_What the task requires:_
The lines from the top of the material below through the line containing "(0,0) rectangle (494,417);" are to be printed exactly, with pictures omitted.

_Data extract:_
[Start]
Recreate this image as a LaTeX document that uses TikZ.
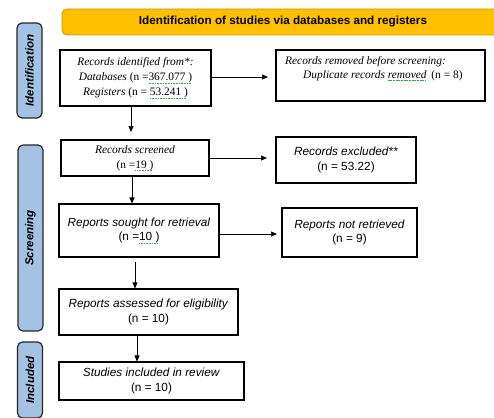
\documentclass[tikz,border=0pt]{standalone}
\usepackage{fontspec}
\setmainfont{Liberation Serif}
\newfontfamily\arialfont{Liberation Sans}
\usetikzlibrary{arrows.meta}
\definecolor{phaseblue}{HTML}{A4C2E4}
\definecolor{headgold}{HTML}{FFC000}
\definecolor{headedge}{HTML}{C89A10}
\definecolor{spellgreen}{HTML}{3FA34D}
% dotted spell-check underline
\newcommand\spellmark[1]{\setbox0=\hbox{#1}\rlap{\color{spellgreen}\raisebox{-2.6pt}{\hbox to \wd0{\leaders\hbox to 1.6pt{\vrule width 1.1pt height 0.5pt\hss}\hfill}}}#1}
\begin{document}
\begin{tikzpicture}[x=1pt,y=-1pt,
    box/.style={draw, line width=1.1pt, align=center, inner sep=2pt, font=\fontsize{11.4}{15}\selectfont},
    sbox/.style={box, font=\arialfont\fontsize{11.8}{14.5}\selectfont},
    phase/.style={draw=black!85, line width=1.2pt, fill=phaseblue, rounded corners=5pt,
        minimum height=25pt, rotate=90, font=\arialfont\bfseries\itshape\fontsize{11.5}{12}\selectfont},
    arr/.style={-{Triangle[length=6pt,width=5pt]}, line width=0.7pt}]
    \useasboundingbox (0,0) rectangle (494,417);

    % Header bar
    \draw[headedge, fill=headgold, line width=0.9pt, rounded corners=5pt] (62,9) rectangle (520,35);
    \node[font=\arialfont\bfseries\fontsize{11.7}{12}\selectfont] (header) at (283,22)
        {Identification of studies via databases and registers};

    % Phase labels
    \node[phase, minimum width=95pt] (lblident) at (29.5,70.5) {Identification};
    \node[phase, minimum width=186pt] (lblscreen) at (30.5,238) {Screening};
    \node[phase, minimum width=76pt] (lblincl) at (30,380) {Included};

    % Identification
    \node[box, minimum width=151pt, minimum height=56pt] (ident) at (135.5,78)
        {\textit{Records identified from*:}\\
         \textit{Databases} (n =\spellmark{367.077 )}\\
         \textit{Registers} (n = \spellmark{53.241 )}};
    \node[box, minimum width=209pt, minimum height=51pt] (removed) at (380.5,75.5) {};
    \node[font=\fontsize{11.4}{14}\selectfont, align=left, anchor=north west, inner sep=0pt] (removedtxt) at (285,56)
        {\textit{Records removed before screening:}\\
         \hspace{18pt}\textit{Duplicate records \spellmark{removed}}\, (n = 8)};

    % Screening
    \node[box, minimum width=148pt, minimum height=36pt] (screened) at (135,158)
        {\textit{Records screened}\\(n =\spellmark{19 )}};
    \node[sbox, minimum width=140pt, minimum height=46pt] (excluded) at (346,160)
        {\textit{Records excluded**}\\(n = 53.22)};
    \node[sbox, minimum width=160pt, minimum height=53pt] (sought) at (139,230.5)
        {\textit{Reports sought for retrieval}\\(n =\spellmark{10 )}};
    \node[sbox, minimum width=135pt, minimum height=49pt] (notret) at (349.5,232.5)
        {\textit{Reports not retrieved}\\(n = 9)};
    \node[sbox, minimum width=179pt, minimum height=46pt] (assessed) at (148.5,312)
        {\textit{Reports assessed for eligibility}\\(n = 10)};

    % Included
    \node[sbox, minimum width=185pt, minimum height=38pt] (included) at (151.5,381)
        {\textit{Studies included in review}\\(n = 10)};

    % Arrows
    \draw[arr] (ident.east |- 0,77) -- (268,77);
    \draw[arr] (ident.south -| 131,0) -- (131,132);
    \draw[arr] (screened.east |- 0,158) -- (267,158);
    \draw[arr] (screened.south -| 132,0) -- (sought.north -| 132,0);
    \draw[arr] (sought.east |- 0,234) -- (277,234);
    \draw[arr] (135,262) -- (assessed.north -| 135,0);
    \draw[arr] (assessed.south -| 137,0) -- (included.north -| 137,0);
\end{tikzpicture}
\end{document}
[End]
_The result:_
Recreate this image as a LaTeX document that uses TikZ.
\documentclass[tikz,border=0pt]{standalone}
\usepackage{fontspec}
\setmainfont{Liberation Serif}
\newfontfamily\arialfont{Liberation Sans}
\usetikzlibrary{arrows.meta}
\definecolor{phaseblue}{HTML}{A4C2E4}
\definecolor{headgold}{HTML}{FFC000}
\definecolor{headedge}{HTML}{C89A10}
\definecolor{spellgreen}{HTML}{3FA34D}
% dotted spell-check underline
\newcommand\spellmark[1]{\setbox0=\hbox{#1}\rlap{\color{spellgreen}\raisebox{-2.6pt}{\hbox to \wd0{\leaders\hbox to 1.6pt{\vrule width 1.1pt height 0.5pt\hss}\hfill}}}#1}
\begin{document}
\begin{tikzpicture}[x=1pt,y=-1pt,
    box/.style={draw, line width=1.1pt, align=center, inner sep=2pt, font=\fontsize{11.4}{15}\selectfont},
    sbox/.style={box, font=\arialfont\fontsize{11.8}{14.5}\selectfont},
    phase/.style={draw=black!85, line width=1.2pt, fill=phaseblue, rounded corners=5pt,
        minimum height=25pt, rotate=90, font=\arialfont\bfseries\itshape\fontsize{11.5}{12}\selectfont},
    arr/.style={-{Triangle[length=6pt,width=5pt]}, line width=0.7pt}]
    \useasboundingbox (0,0) rectangle (494,417);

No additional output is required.